## WHAT NEEDS TO BE DONE
Could you repeat, exactly as they stand, the lines between the one with "Recreate this image" and the one with "import plotly.graph_objects as go", inclusive, minus the pictures?
------ MATERIAL ------
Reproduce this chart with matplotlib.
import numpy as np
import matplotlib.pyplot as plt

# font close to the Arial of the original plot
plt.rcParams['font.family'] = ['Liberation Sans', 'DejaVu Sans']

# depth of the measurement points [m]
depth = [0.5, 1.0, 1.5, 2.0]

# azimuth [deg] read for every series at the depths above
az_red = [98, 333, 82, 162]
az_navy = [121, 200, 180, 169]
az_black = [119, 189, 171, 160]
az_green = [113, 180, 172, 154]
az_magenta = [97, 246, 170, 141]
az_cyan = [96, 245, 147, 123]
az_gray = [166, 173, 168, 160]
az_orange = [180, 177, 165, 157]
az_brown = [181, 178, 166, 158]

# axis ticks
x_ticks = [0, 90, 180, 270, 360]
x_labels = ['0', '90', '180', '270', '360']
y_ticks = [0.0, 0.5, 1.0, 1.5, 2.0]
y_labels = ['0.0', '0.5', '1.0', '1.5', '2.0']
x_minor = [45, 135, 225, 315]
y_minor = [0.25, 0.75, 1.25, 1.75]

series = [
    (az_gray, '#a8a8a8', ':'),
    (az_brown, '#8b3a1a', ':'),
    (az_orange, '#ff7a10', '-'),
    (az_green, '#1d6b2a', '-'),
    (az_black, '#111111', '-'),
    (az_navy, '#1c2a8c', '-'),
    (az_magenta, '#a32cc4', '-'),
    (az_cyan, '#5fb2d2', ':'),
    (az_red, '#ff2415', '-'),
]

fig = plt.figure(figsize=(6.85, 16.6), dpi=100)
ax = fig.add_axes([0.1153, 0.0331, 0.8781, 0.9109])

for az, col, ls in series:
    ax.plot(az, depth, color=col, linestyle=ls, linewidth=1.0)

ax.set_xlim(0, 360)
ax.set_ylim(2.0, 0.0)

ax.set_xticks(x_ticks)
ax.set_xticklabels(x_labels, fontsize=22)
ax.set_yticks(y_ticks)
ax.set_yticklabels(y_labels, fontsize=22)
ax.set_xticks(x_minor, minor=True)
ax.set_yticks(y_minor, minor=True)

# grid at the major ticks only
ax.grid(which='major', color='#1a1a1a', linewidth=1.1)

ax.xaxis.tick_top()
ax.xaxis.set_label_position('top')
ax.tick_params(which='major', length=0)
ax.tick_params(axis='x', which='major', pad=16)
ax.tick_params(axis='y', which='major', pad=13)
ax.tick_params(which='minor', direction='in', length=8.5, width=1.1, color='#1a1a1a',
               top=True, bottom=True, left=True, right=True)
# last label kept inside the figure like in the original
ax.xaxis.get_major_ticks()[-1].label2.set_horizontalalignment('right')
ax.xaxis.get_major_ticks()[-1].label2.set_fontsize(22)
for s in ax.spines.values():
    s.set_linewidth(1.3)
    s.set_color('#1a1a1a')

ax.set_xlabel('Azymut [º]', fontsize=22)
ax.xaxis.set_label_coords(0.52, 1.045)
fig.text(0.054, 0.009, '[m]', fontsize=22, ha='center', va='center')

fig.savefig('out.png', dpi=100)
------
------ MATERIAL ------
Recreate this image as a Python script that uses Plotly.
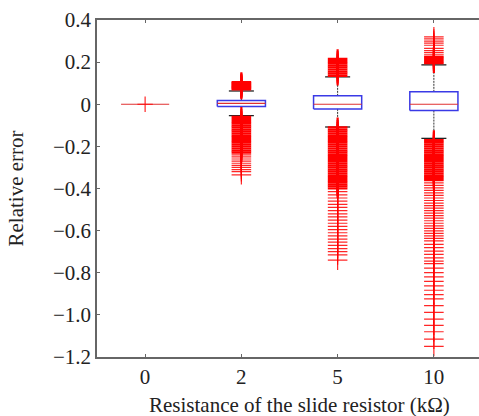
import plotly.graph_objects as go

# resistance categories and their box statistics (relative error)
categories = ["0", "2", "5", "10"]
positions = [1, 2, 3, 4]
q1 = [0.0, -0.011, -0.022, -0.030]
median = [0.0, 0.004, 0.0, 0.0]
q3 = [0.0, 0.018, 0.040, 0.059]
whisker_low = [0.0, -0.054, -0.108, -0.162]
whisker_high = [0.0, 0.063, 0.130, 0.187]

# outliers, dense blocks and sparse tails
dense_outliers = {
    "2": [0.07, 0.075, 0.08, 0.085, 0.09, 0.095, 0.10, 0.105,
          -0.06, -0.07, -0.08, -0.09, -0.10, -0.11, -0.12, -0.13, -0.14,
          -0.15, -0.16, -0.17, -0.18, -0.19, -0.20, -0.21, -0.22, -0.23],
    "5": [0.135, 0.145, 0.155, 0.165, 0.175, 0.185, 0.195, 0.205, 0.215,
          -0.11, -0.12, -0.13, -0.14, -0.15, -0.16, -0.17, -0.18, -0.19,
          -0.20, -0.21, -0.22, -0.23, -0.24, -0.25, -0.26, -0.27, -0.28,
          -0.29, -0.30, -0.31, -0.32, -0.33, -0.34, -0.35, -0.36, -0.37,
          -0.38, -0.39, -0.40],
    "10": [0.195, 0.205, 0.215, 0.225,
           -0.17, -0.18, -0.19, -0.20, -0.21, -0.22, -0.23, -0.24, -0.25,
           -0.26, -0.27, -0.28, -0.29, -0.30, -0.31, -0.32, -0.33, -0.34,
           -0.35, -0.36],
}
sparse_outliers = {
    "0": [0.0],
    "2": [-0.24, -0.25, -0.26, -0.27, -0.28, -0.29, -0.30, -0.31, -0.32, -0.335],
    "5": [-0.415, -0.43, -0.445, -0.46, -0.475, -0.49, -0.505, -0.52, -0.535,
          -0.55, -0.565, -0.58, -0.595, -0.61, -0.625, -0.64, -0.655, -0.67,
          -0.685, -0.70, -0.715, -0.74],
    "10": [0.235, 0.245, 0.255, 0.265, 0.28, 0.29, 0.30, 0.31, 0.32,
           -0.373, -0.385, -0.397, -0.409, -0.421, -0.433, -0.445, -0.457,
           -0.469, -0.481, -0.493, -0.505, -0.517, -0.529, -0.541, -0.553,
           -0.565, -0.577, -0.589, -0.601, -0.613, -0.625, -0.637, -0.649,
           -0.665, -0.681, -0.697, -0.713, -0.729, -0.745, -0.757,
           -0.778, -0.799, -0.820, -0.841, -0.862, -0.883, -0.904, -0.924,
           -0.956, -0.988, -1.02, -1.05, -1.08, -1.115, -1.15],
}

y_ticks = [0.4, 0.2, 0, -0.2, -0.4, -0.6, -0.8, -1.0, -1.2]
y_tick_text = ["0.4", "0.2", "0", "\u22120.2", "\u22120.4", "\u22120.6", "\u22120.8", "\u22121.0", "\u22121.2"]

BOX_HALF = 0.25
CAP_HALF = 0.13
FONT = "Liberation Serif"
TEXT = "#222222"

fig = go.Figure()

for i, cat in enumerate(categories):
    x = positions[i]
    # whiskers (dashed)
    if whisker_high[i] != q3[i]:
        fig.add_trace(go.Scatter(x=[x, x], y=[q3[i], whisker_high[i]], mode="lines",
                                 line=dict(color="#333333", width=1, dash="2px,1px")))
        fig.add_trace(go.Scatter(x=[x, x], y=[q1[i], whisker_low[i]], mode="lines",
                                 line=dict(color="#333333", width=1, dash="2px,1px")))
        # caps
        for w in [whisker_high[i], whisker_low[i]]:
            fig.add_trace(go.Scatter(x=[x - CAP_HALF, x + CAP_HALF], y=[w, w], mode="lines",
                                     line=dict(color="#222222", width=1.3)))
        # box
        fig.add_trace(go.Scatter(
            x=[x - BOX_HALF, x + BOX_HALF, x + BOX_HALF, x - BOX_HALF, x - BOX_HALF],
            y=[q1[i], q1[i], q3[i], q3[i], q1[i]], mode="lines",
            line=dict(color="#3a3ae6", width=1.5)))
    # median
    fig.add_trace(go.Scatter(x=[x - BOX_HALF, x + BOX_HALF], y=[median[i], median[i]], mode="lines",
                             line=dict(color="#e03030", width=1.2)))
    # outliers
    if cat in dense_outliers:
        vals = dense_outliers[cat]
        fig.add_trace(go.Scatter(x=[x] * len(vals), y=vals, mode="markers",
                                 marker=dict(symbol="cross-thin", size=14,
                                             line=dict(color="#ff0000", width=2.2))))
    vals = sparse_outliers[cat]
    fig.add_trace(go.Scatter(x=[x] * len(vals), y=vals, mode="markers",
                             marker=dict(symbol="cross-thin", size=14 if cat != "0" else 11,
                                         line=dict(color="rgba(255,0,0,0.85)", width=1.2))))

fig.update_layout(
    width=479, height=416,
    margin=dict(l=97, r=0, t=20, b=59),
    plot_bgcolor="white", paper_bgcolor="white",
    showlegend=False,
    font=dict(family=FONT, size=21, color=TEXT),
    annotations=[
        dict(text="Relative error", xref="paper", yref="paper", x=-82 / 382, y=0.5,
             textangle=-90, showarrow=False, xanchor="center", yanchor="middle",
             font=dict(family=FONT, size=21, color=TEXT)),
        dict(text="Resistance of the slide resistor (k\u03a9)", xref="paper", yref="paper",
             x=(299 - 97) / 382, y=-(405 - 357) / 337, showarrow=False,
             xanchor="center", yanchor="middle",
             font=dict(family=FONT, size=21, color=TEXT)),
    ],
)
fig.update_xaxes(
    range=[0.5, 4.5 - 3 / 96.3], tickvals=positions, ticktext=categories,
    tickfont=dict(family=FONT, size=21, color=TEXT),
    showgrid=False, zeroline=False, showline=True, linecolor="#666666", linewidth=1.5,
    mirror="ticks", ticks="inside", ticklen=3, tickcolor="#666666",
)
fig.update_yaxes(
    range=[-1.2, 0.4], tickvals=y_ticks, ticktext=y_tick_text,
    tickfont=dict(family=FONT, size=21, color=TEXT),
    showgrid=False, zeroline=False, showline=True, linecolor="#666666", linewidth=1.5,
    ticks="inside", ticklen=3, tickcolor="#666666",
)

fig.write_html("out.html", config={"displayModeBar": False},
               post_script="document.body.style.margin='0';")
------
## TASK RESULT
Recreate this image as a Python script that uses Plotly.
import plotly.graph_objects as go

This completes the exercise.